Suffolk County’s development rights program, enacted in 1974, offers farmers and landowners money in exchange for a legally binding agreement that the land won’t be developed. Subsequent referendum votes have enhanced the program.

In the Supreme Court’s 10-page decision, Mr. Whelan stated that development allowed by the special permits and hardship exemptions “constitute a substantial intrusion upon the public’s right to prohibit development.” He also said exemptions allowed the county’s farmland committee to “grant a host of carte blanche deviations from the very objectives” of the original state farmland preservation statute that the county based its laws upon.

As part of his decision, the justice threw out the two amendments to the purchase of development rights program, declaring the code “null and void and of no further effect.”

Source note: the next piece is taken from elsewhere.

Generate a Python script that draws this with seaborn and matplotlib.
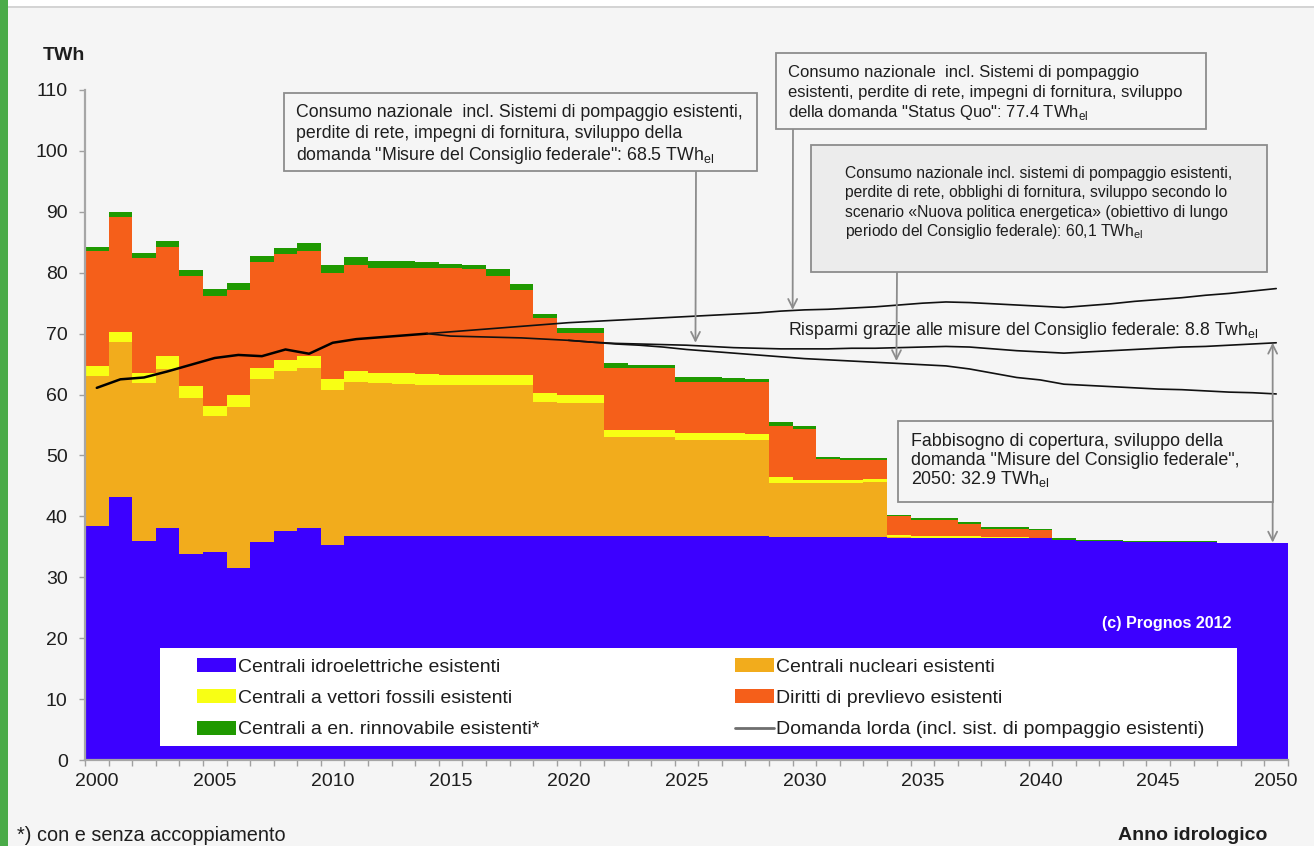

Smithtown attorney Jennifer Juengst, who has represented the Pine Barrens Society in the case since it was filed in 2010, said Friday that “It’s been a six-year haul.”  She said the Legislature’s actions circumvented the will of the voters by creating a “back door” for development on protected land.

Long Island Pine Barrens Society executive director Richard Amper hailed the ruling as a major victory, saying the county had no right to change a publicly approved program in order to allow more development.

“The court made it clear that politicians cannot alter programs approved by the public,” Mr. Amper said. “It’s obvious that the public would never vote to use public funds to prevent development only to allow farmers to develop the land anyway.”

Suffolk County attorney Dennis Brown said his office is reviewing the decision and has not yet decided whether it will appeal the ruling.

Legislator Al Krupski (D-Cutchogue) was among 16 legislators who voted in favor of the 2013 amendment that was struck down. In an interview Friday, Mr. Krupski said the legislation had been debated publicly before it was adopted and was meant to help farmers meet changing needs on their properties.

“Production changes a lot,” he said. “You need to be able to adapt.”

Mr. Krupski said the criticism of the provisions came from a “lack of understanding” about what kind of development farmers had requested, such as greenhouses — construction he said was supposed to help their farming operations.

He added that the county is “working on a response” to the ruling.